● **Source excerpt**:
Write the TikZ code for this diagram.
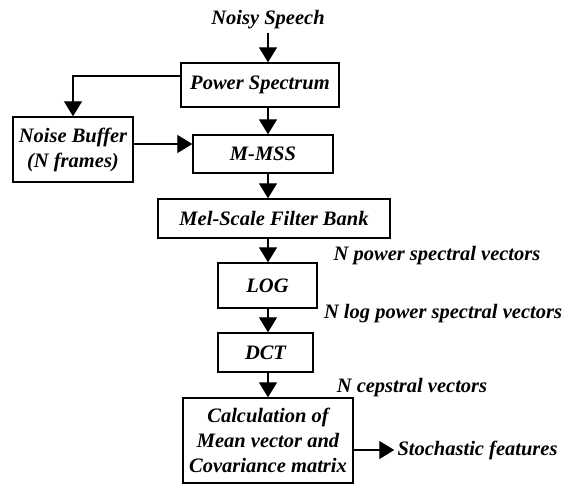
\documentclass[tikz,border=0pt]{standalone}
\usepackage{fontspec}
\setmainfont{Liberation Serif}
\usetikzlibrary{arrows.meta}

\tikzset{
	blk/.style={draw, line width=1.4pt, inner sep=0pt, align=center},
	arr/.style={line width=1.3pt, -{Triangle[length=15pt,width=18pt]}},
	lbl/.style={inner sep=3pt}
}

\begin{document}
\begin{tikzpicture}[x=1pt, y=-1pt, font=\fontsize{20.5}{25}\selectfont\bfseries\itshape]
		\useasboundingbox (0,0) rectangle (577,493);

		\node[lbl] (ns) at (268,20) {Noisy Speech};
		\node[blk, minimum width=158pt, minimum height=44pt] (ps) at (260,85) {Power Spectrum};
		\node[blk, minimum width=120pt, minimum height=65pt] (nb) at (73,149.5) {Noise Buffer\\(N frames)};
		\node[blk, minimum width=140pt, minimum height=38pt] (mmss) at (263,154) {M-MSS};
		\node[blk, minimum width=232pt, minimum height=39pt] (mel) at (274,218.5) {Mel-Scale Filter Bank};
		\node[blk, minimum width=99pt, minimum height=45pt] (log) at (267.5,285.5) {LOG};
		\node[blk, minimum width=95pt, minimum height=39pt] (dct) at (265.5,352.5) {DCT};
		\node[blk, minimum width=170pt, minimum height=85pt] (calc) at (268,440.5) {Calculation of\\Mean vector and\\Covariance matrix};

		\node[lbl] (npow) at (437,256) {N power spectral vectors};
		\node[lbl] (nlog) at (443,314) {N log power spectral vectors};
		\node[lbl] (ncep) at (412,388) {N cepstral vectors};
		\node[lbl] (stoch) at (477.5,450) {Stochastic features};

		\draw[arr] (ns.south) -- (ps.north -| ns);
		\draw[arr] ([yshift=9pt]ps.west) -| (nb.north);
		\draw[arr] (ps.south -| ns) -- (mmss.north -| ns);
		\draw[arr] ([yshift=5.5pt]nb.east) -- ([yshift=5.5pt]nb.east -| mmss.west);
		\draw[arr] (mmss.south -| ns) -- (mel.north -| ns);
		\draw[arr] (mel.south -| ns) -- (log.north -| ns);
		\draw[arr] (log.south -| ns) -- (dct.north -| ns);
		\draw[arr] (dct.south -| ns) -- (calc.north -| ns);
		\draw[arr] (calc.east |- stoch) -- (stoch.west);

\end{tikzpicture}
\end{document}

● **Work required**: Return nothing but the lines running from the start of the data to the line with "(0,0) rectangle (577,493);", please, both ends included and no pictures.

● **Correct result**:
Write the TikZ code for this diagram.
\documentclass[tikz,border=0pt]{standalone}
\usepackage{fontspec}
\setmainfont{Liberation Serif}
\usetikzlibrary{arrows.meta}

\tikzset{
	blk/.style={draw, line width=1.4pt, inner sep=0pt, align=center},
	arr/.style={line width=1.3pt, -{Triangle[length=15pt,width=18pt]}},
	lbl/.style={inner sep=3pt}
}

\begin{document}
\begin{tikzpicture}[x=1pt, y=-1pt, font=\fontsize{20.5}{25}\selectfont\bfseries\itshape]
		\useasboundingbox (0,0) rectangle (577,493);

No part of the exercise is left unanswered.